Starting at the line with "Generate a LaTeX" and stopping at the line with "(#1,#2) ++(19,17) rectangle", repeat each line exactly. Include both and omit the rest.

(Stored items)
• • • •

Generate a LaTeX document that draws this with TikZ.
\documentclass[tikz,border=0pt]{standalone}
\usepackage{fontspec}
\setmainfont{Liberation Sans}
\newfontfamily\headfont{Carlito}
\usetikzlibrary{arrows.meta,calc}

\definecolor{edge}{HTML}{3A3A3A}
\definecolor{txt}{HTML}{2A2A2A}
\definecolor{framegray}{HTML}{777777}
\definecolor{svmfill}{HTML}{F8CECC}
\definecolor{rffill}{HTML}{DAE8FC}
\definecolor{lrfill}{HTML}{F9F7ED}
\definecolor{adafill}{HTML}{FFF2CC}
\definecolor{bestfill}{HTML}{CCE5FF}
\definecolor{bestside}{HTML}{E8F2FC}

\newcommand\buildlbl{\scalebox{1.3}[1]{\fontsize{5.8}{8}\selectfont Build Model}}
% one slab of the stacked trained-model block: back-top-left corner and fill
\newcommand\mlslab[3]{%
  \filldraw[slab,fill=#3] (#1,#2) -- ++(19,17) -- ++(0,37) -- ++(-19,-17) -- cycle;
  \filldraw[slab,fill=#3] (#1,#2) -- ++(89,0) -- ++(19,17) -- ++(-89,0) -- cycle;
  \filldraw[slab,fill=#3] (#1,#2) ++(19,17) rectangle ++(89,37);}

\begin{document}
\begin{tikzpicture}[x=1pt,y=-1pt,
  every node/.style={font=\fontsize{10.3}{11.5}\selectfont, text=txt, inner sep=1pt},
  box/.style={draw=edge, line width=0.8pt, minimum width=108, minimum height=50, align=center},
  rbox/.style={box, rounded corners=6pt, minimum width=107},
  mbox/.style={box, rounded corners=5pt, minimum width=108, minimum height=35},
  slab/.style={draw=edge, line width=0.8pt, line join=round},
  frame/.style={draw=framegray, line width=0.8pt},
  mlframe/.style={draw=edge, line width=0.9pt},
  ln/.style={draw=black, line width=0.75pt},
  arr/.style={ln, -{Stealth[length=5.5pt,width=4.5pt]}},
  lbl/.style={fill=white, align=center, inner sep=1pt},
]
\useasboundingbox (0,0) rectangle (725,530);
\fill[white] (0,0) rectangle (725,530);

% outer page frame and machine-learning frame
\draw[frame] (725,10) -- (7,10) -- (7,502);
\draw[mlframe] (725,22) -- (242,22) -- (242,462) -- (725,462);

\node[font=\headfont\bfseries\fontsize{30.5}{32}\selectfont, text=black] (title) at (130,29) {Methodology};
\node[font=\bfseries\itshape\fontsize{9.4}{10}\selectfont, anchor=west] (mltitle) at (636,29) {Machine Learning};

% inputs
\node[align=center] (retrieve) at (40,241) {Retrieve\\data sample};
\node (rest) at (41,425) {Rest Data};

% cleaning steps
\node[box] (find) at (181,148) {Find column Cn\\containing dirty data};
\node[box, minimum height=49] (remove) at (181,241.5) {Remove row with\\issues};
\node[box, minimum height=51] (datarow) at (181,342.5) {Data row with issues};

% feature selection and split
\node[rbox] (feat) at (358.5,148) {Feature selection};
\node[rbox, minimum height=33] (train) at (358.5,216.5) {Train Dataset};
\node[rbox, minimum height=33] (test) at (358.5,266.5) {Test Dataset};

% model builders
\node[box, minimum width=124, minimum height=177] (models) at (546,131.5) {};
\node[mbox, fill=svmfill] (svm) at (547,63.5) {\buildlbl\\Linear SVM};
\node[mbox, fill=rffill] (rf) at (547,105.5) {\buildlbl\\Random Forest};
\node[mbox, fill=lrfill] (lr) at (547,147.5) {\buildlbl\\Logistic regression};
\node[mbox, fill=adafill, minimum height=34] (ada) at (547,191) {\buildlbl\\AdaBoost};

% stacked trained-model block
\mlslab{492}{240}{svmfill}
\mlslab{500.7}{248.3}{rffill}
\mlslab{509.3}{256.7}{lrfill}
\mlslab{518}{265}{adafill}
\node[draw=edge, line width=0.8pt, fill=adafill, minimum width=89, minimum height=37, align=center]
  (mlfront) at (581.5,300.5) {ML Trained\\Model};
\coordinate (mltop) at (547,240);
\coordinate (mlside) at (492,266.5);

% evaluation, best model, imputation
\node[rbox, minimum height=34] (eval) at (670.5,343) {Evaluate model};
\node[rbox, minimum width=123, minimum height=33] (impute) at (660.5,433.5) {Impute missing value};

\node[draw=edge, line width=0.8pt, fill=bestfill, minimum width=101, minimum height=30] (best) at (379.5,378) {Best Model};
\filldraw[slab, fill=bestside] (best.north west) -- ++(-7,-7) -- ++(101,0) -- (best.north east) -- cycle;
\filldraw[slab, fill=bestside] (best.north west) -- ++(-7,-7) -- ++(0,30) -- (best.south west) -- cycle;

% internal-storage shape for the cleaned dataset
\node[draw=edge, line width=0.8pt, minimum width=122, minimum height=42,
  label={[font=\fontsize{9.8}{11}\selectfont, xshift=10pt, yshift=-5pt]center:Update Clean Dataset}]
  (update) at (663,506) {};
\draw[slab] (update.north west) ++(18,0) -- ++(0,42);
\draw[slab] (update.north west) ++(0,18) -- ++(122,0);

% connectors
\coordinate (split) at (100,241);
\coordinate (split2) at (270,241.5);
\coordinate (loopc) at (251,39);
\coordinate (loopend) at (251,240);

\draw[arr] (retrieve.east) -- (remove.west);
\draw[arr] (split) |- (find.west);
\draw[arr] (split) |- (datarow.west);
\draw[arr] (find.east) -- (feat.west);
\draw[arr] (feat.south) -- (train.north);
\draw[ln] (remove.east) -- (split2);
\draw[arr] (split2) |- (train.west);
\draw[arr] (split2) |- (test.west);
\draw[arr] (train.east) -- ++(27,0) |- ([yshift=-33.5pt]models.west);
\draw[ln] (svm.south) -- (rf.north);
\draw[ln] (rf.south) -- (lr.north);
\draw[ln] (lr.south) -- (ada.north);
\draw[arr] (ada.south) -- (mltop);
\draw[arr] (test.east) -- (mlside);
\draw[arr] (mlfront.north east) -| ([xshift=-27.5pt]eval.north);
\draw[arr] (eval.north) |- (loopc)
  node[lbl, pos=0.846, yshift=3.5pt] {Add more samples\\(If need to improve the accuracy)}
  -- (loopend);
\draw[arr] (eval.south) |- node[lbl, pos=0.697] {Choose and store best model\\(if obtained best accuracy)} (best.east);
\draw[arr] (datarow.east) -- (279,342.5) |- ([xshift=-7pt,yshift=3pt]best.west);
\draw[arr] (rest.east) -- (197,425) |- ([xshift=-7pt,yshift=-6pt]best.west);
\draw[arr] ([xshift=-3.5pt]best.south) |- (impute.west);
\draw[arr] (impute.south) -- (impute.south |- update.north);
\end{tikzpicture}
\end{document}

• • • •

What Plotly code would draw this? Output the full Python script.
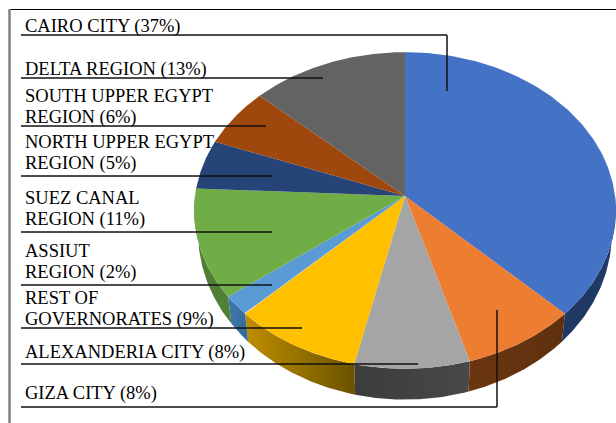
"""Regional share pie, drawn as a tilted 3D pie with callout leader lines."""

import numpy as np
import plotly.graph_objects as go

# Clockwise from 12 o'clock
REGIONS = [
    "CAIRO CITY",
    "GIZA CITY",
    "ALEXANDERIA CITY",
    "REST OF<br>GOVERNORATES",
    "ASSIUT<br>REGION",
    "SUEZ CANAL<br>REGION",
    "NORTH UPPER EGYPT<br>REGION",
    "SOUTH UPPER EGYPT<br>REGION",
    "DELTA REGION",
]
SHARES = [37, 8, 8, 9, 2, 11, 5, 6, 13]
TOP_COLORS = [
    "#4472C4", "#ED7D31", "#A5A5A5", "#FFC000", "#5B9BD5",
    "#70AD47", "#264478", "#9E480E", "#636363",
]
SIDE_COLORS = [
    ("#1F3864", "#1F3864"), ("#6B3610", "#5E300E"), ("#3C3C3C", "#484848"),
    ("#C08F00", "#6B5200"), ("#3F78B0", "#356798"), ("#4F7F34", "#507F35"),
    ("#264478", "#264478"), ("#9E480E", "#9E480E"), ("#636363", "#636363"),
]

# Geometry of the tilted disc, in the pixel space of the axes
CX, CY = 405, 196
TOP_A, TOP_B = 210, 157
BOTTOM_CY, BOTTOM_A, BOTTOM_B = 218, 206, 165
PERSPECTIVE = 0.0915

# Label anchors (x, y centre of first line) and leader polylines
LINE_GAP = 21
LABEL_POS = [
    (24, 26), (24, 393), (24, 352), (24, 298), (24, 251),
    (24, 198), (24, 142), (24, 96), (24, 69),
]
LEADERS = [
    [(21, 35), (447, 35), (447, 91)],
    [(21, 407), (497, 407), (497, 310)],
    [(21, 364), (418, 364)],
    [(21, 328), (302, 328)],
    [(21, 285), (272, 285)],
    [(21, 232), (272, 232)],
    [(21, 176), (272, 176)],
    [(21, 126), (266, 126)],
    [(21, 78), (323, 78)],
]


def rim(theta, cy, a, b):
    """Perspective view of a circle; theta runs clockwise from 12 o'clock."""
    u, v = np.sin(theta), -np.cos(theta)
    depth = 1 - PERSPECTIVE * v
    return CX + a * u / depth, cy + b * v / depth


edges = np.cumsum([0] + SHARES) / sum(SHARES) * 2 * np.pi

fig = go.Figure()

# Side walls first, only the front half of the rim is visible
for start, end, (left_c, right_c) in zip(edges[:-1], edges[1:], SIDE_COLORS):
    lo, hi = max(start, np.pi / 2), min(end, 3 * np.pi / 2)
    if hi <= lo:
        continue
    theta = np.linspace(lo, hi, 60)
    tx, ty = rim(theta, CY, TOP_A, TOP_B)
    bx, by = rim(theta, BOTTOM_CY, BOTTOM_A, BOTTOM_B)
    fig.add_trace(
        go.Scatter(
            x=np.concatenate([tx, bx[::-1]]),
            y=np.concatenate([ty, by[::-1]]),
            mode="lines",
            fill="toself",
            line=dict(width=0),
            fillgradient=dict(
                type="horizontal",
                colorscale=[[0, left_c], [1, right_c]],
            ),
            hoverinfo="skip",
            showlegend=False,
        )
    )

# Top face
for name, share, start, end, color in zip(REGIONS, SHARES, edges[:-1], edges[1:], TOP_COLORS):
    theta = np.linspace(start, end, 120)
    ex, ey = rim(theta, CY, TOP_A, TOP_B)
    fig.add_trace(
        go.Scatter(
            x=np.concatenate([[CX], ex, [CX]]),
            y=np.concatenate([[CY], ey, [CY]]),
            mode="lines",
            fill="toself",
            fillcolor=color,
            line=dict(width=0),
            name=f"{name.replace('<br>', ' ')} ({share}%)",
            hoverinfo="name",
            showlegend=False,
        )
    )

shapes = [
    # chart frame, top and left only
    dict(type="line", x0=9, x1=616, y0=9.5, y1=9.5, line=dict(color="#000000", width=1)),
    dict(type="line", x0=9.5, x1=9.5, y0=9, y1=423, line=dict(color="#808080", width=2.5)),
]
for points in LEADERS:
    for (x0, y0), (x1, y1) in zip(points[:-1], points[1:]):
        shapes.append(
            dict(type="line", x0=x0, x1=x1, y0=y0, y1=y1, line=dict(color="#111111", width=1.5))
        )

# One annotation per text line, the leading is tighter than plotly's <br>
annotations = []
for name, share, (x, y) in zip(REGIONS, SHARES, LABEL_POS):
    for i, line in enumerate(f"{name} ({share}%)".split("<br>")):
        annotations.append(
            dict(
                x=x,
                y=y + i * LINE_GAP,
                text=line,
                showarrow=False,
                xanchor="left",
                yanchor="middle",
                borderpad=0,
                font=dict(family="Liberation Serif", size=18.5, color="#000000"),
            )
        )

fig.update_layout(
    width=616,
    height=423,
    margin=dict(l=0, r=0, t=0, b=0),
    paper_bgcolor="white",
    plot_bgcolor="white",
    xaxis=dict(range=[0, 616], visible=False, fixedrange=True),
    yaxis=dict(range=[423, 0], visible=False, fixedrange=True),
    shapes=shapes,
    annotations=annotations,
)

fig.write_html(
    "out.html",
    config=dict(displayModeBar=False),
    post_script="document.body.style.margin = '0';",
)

• • • •

> _THE RESPONSE_:
Generate a LaTeX document that draws this with TikZ.
\documentclass[tikz,border=0pt]{standalone}
\usepackage{fontspec}
\setmainfont{Liberation Sans}
\newfontfamily\headfont{Carlito}
\usetikzlibrary{arrows.meta,calc}

\definecolor{edge}{HTML}{3A3A3A}
\definecolor{txt}{HTML}{2A2A2A}
\definecolor{framegray}{HTML}{777777}
\definecolor{svmfill}{HTML}{F8CECC}
\definecolor{rffill}{HTML}{DAE8FC}
\definecolor{lrfill}{HTML}{F9F7ED}
\definecolor{adafill}{HTML}{FFF2CC}
\definecolor{bestfill}{HTML}{CCE5FF}
\definecolor{bestside}{HTML}{E8F2FC}

\newcommand\buildlbl{\scalebox{1.3}[1]{\fontsize{5.8}{8}\selectfont Build Model}}
% one slab of the stacked trained-model block: back-top-left corner and fill
\newcommand\mlslab[3]{%
  \filldraw[slab,fill=#3] (#1,#2) -- ++(19,17) -- ++(0,37) -- ++(-19,-17) -- cycle;
  \filldraw[slab,fill=#3] (#1,#2) -- ++(89,0) -- ++(19,17) -- ++(-89,0) -- cycle;
  \filldraw[slab,fill=#3] (#1,#2) ++(19,17) rectangle ++(89,37);}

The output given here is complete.